● Task brief
Restate the whole listing word for word. Pictures are left out.

[Begin Dataset extract]

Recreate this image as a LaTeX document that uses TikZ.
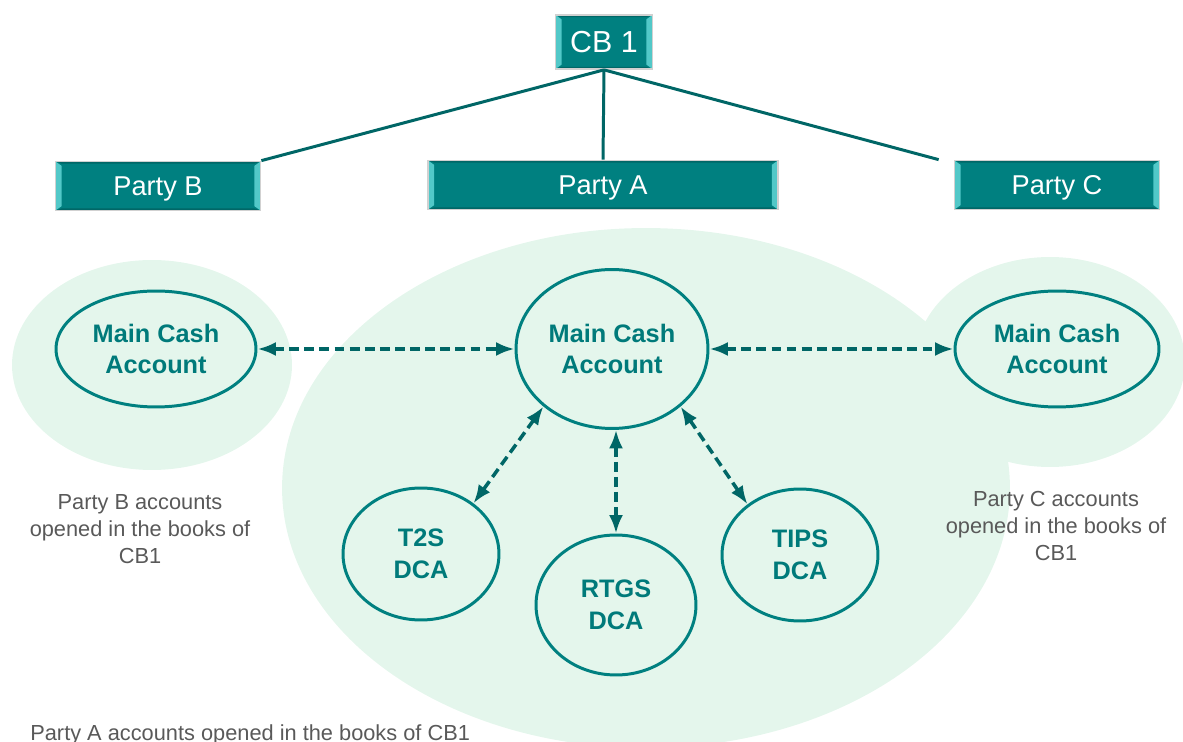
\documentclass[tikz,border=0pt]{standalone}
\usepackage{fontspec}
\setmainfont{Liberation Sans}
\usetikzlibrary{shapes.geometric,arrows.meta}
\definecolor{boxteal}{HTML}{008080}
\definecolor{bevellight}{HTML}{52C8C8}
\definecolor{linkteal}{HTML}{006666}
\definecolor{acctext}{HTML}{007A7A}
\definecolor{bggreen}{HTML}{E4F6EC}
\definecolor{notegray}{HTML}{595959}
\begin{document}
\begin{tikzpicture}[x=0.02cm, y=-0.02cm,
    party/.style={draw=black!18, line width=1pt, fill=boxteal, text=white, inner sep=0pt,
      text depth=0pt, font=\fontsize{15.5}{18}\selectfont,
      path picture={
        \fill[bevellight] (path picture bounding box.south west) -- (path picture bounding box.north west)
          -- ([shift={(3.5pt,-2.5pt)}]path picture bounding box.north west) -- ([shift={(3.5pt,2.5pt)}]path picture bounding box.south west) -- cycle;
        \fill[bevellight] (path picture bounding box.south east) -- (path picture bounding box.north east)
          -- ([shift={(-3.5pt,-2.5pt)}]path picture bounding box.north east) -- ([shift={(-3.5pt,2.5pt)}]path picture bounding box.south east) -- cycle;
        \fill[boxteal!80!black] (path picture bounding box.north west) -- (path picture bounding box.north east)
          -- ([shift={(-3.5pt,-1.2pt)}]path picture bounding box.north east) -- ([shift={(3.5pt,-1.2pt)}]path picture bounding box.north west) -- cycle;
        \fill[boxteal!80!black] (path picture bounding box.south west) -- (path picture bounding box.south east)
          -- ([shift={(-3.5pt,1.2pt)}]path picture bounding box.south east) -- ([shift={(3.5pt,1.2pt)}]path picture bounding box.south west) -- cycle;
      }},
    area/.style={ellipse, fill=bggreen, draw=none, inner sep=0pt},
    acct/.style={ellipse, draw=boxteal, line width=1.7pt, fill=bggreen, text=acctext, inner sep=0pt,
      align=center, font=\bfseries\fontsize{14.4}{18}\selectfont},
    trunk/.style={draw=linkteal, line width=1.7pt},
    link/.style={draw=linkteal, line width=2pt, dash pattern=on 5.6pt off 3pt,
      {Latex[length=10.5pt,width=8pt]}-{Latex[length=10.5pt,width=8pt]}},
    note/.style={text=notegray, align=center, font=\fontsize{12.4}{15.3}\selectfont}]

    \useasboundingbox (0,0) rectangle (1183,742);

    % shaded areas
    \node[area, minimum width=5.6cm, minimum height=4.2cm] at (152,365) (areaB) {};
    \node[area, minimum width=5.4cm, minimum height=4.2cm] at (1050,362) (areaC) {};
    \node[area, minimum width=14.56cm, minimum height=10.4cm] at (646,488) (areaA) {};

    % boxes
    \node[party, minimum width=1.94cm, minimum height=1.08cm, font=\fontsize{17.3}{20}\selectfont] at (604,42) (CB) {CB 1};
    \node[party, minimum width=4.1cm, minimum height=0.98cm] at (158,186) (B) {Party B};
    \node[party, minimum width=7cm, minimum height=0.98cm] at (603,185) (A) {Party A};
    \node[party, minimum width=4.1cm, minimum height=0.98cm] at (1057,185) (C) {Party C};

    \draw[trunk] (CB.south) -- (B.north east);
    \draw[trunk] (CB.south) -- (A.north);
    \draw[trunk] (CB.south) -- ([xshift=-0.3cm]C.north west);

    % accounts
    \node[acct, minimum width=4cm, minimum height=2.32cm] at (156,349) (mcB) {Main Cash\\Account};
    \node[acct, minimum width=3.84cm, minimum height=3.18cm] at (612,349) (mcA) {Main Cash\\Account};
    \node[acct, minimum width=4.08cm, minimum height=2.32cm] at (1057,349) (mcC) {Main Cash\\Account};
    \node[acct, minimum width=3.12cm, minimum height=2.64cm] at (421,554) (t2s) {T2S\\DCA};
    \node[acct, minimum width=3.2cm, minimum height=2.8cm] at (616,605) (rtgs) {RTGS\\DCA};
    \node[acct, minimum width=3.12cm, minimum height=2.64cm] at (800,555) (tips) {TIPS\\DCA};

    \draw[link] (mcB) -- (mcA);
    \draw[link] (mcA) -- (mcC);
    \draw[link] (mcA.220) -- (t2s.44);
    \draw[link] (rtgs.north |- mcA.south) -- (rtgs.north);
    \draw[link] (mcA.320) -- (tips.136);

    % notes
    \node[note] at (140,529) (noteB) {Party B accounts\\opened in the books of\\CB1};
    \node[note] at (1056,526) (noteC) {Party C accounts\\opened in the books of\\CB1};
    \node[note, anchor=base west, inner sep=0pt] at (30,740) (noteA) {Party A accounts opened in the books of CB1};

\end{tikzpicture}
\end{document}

[End Dataset extract]

● Complete answer
Recreate this image as a LaTeX document that uses TikZ.
\documentclass[tikz,border=0pt]{standalone}
\usepackage{fontspec}
\setmainfont{Liberation Sans}
\usetikzlibrary{shapes.geometric,arrows.meta}
\definecolor{boxteal}{HTML}{008080}
\definecolor{bevellight}{HTML}{52C8C8}
\definecolor{linkteal}{HTML}{006666}
\definecolor{acctext}{HTML}{007A7A}
\definecolor{bggreen}{HTML}{E4F6EC}
\definecolor{notegray}{HTML}{595959}
\begin{document}
\begin{tikzpicture}[x=0.02cm, y=-0.02cm,
    party/.style={draw=black!18, line width=1pt, fill=boxteal, text=white, inner sep=0pt,
      text depth=0pt, font=\fontsize{15.5}{18}\selectfont,
      path picture={
        \fill[bevellight] (path picture bounding box.south west) -- (path picture bounding box.north west)
          -- ([shift={(3.5pt,-2.5pt)}]path picture bounding box.north west) -- ([shift={(3.5pt,2.5pt)}]path picture bounding box.south west) -- cycle;
        \fill[bevellight] (path picture bounding box.south east) -- (path picture bounding box.north east)
          -- ([shift={(-3.5pt,-2.5pt)}]path picture bounding box.north east) -- ([shift={(-3.5pt,2.5pt)}]path picture bounding box.south east) -- cycle;
        \fill[boxteal!80!black] (path picture bounding box.north west) -- (path picture bounding box.north east)
          -- ([shift={(-3.5pt,-1.2pt)}]path picture bounding box.north east) -- ([shift={(3.5pt,-1.2pt)}]path picture bounding box.north west) -- cycle;
        \fill[boxteal!80!black] (path picture bounding box.south west) -- (path picture bounding box.south east)
          -- ([shift={(-3.5pt,1.2pt)}]path picture bounding box.south east) -- ([shift={(3.5pt,1.2pt)}]path picture bounding box.south west) -- cycle;
      }},
    area/.style={ellipse, fill=bggreen, draw=none, inner sep=0pt},
    acct/.style={ellipse, draw=boxteal, line width=1.7pt, fill=bggreen, text=acctext, inner sep=0pt,
      align=center, font=\bfseries\fontsize{14.4}{18}\selectfont},
    trunk/.style={draw=linkteal, line width=1.7pt},
    link/.style={draw=linkteal, line width=2pt, dash pattern=on 5.6pt off 3pt,
      {Latex[length=10.5pt,width=8pt]}-{Latex[length=10.5pt,width=8pt]}},
    note/.style={text=notegray, align=center, font=\fontsize{12.4}{15.3}\selectfont}]

    \useasboundingbox (0,0) rectangle (1183,742);

    % shaded areas
    \node[area, minimum width=5.6cm, minimum height=4.2cm] at (152,365) (areaB) {};
    \node[area, minimum width=5.4cm, minimum height=4.2cm] at (1050,362) (areaC) {};
    \node[area, minimum width=14.56cm, minimum height=10.4cm] at (646,488) (areaA) {};

    % boxes
    \node[party, minimum width=1.94cm, minimum height=1.08cm, font=\fontsize{17.3}{20}\selectfont] at (604,42) (CB) {CB 1};
    \node[party, minimum width=4.1cm, minimum height=0.98cm] at (158,186) (B) {Party B};
    \node[party, minimum width=7cm, minimum height=0.98cm] at (603,185) (A) {Party A};
    \node[party, minimum width=4.1cm, minimum height=0.98cm] at (1057,185) (C) {Party C};

    \draw[trunk] (CB.south) -- (B.north east);
    \draw[trunk] (CB.south) -- (A.north);
    \draw[trunk] (CB.south) -- ([xshift=-0.3cm]C.north west);

    % accounts
    \node[acct, minimum width=4cm, minimum height=2.32cm] at (156,349) (mcB) {Main Cash\\Account};
    \node[acct, minimum width=3.84cm, minimum height=3.18cm] at (612,349) (mcA) {Main Cash\\Account};
    \node[acct, minimum width=4.08cm, minimum height=2.32cm] at (1057,349) (mcC) {Main Cash\\Account};
    \node[acct, minimum width=3.12cm, minimum height=2.64cm] at (421,554) (t2s) {T2S\\DCA};
    \node[acct, minimum width=3.2cm, minimum height=2.8cm] at (616,605) (rtgs) {RTGS\\DCA};
    \node[acct, minimum width=3.12cm, minimum height=2.64cm] at (800,555) (tips) {TIPS\\DCA};

    \draw[link] (mcB) -- (mcA);
    \draw[link] (mcA) -- (mcC);
    \draw[link] (mcA.220) -- (t2s.44);
    \draw[link] (rtgs.north |- mcA.south) -- (rtgs.north);
    \draw[link] (mcA.320) -- (tips.136);

    % notes
    \node[note] at (140,529) (noteB) {Party B accounts\\opened in the books of\\CB1};
    \node[note] at (1056,526) (noteC) {Party C accounts\\opened in the books of\\CB1};
    \node[note, anchor=base west, inner sep=0pt] at (30,740) (noteA) {Party A accounts opened in the books of CB1};

\end{tikzpicture}
\end{document}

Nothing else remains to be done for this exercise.